File this under Waiting to See. I gather that several people have seen the Snopes article on the upcoming movie, The Golden Compass. The outcry is that the movie will be as atheistic and anti-church as the books are, but I don’t know that to be true yet.
Months ago when we first talked about this, I remember reading the spiritual themes of the movies would not be like the books. That belief is backed up by this EW article, in which Catholic actress Nicole Kidman says, “The Catholic Church is part of my essence. I wouldn’t be able to do this film if I thought it were at all anti-Catholic.” The article reports, “Conspicuously absent, for instance, is any reference to Catholicism; instead, the malevolent organization that snatches children to surgically remove their souls is referred to in the movie only as the Magisterium.”

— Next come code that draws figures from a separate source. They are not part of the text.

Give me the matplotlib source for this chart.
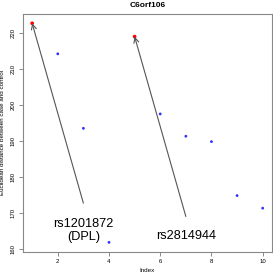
import matplotlib
matplotlib.use('Agg')
import matplotlib.pyplot as plt

plt.rcParams['font.family'] = ['Liberation Sans', 'DejaVu Sans']

index = [1, 2, 3, 4, 5, 6, 7, 8, 9, 10]
dist = [222.8, 214.3, 193.6, 161.9, 219.1, 197.6, 191.4, 189.9, 174.9, 171.4]
highlight = [1, 5]
labels = ['rs1201872\n(DPL)', 'rs2814944']
label_pos = [(3.0, 165.2), (7.0, 163.7)]
arrow_start = [(3.0, 172.8), (7.0, 169.1)]

fig = plt.figure(figsize=(2.73, 2.73), dpi=100)
ax = fig.add_axes([0.084, 0.078, 0.912, 0.871])

colors = ['red' if i in highlight else '#3030ff' for i in index]
sizes = [7 if i in highlight else 4 for i in index]
ax.scatter(index, dist, c=colors, s=sizes, marker='o', linewidths=0, zorder=3)

for h, lab, lp, st in zip(highlight, labels, label_pos, arrow_start):
    ax.annotate('', xy=(h, dist[h - 1]), xytext=st,
                arrowprops=dict(arrowstyle='->', color='#555555', lw=0.8,
                                shrinkA=0, shrinkB=0, mutation_scale=9))
    ax.text(lp[0], lp[1], lab, ha='center', va='center', fontsize=9.2,
            linespacing=1.15)

ax.set_xlim(0.64, 10.36)
ax.set_ylim(159.3, 225.4)
ax.set_xticks([2, 4, 6, 8, 10])
ax.set_yticks([160, 170, 180, 190, 200, 210, 220])
for lab in ax.get_yticklabels():
    lab.set_rotation(90)
    lab.set_va('center')
ax.tick_params(labelsize=4.3, length=3, width=0.6, color='#777777', pad=2)
for s in ax.spines.values():
    s.set_color('#888888')
    s.set_linewidth(0.8)

ax.set_xlabel('Index', fontsize=4.5, labelpad=3)
ax.set_ylabel('Euclidean distance between case and control', fontsize=4.5, labelpad=4)
ax.set_title('C6orf106', fontsize=6, fontweight='bold', pad=5)

fig.savefig('out.png', dpi=100)
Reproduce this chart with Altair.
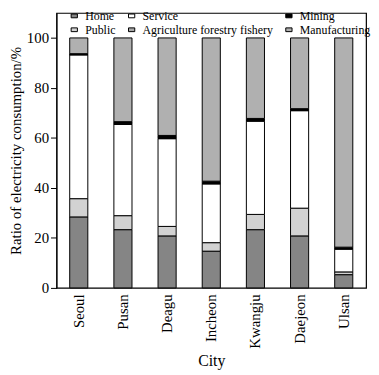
import altair as alt
import pandas as pd

cities = ["Seoul", "Pusan", "Deagu", "Incheon", "Kwangju", "Daejeon", "Ulsan"]
sectors = ["Home", "Public", "Service", "Agriculture forestry fishery", "Mining", "Manufacturing"]

home = [28.4, 23.3, 20.8, 14.7, 23.3, 20.8, 5.3]
public = [7.3, 5.6, 3.8, 3.4, 6.1, 11.1, 1.1]
service = [57.5, 36.5, 35.1, 23.5, 37.3, 39.0, 9.1]
agriculture = [0.2, 0.2, 0.2, 0.2, 0.2, 0.2, 0.2]
mining = [0.3, 0.9, 1.1, 0.9, 0.9, 0.6, 0.6]
manufacturing = [6.3, 33.5, 39.0, 57.3, 32.2, 28.3, 83.7]

series = [home, public, service, agriculture, mining, manufacturing]
fills = ["#858585", "#d2d2d2", "#ffffff", "#a8a8a8", "#000000", "#b0b0b0"]

rows = []
for si, (name, vals) in enumerate(zip(sectors, series)):
    for c, v in zip(cities, vals):
        rows.append({"City": c, "Sector": name, "Value": v, "order": si})
df = pd.DataFrame(rows)

font = "Liberation Serif"

chart = alt.Chart(df).mark_bar(stroke="black", strokeWidth=1).encode(
    x=alt.X("City:N", sort=cities, title="City",
            scale=alt.Scale(paddingInner=0.59, paddingOuter=0.3),
            axis=alt.Axis(labelAngle=270, ticks=False, domain=False,
                          labelFontSize=15, titleFontSize=16, labelFont=font,
                          titleFont=font, labelColor="black", titleColor="black",
                          titleFontWeight="normal", labelPadding=6, titlePadding=4)),
    y=alt.Y("Value:Q", stack="zero", title="Ratio of electricity consumption/%",
            scale=alt.Scale(domain=[0, 110], nice=False),
            axis=alt.Axis(values=[0, 20, 40, 60, 80, 100], grid=False,
                          labelFontSize=15, titleFontSize=15, labelFont=font,
                          titleFont=font, labelColor="black", titleColor="black",
                          titleFontWeight="normal", tickColor="black",
                          domainColor="black", tickSize=6, titlePadding=3,
                          labelPadding=2)),
    color=alt.Color("Sector:N",
                    scale=alt.Scale(domain=sectors, range=fills),
                    legend=alt.Legend(title=None, orient="none", legendX=12, legendY=-3,
                                      columns=3, columnPadding=10, rowPadding=2,
                                      symbolType="M-1,-0.6L1,-0.6L1,0.6L-1,0.6Z",
                                      symbolSize=40,
                                      symbolStrokeColor="black", symbolStrokeWidth=1,
                                      labelFont=font, labelFontSize=12,
                                      labelColor="black", labelOffset=5,
                                      symbolOpacity=1)),
    order=alt.Order("order:Q", sort="ascending"),
).properties(width=313, height=278, padding=0).configure_view(stroke="black", strokeWidth=1.2)

chart.save("out.html", embed_options={"renderer": "svg", "actions": False})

So the movie may not be the atheist tract some are thinking it is, regardless what the author says about the books. It is the movie coming out in December, not the books, which have been around for several years, so (perhaps this is a point too technical) Pullman did not write the movie just as Tolkien did not write the adaptation of The Lord of the Rings. Scriptwriters adapted both works for the big screen, which means there will be differences.
So will the movie be a hateful diatribe? I don’t know. The books are another matter. Note this summary from a 2001 story in Crisis Magazine:
That is because Lyra is, as Mrs. Coulter learns from a witch she has tortured to death, Mother Eve reincarnate, destined to bring about a redemption from original sin.
Pullman’s treatment of the Catholic Church in his fantasy-Oxford world is at times imaginative (he names one of the popes John Calvin the First). But it is also unflattering. Mary Malone, a physicist introduced late in The Subtle Knife, says, “I used to be a nun you see. I thought physics could be done to the glory of God, till I saw there wasn’t any God at all and that physics was more interesting anyway. The Christian religion is a very powerful and convincing mistake, that’s all.” What is a seven-year-old to make of that?
Note also the blasphemous quotation at the beginning this article. For a lengthy consideration of Pullman’s writing, see this Touchstone article by Leonie Caldecott, in which she calls Pullman “anti-Inkling.” She sums up the books (not the movie) this way:
Pullman may be a spellbinding magician painting an awe-inspiring scenario of hugely ambitious scope, but I suspect that in His Dark Materials he is trying to remodel the universe to his own taste. It is a kind of Luciferian enterprise to try to do in his story what Sauron tries to do in The Lord of the Rings. Or indeed to believe one can co-opt this power for good, as those whom the Ring has tempted, like Boromir, or even Frodo at the end of his quest, try to do.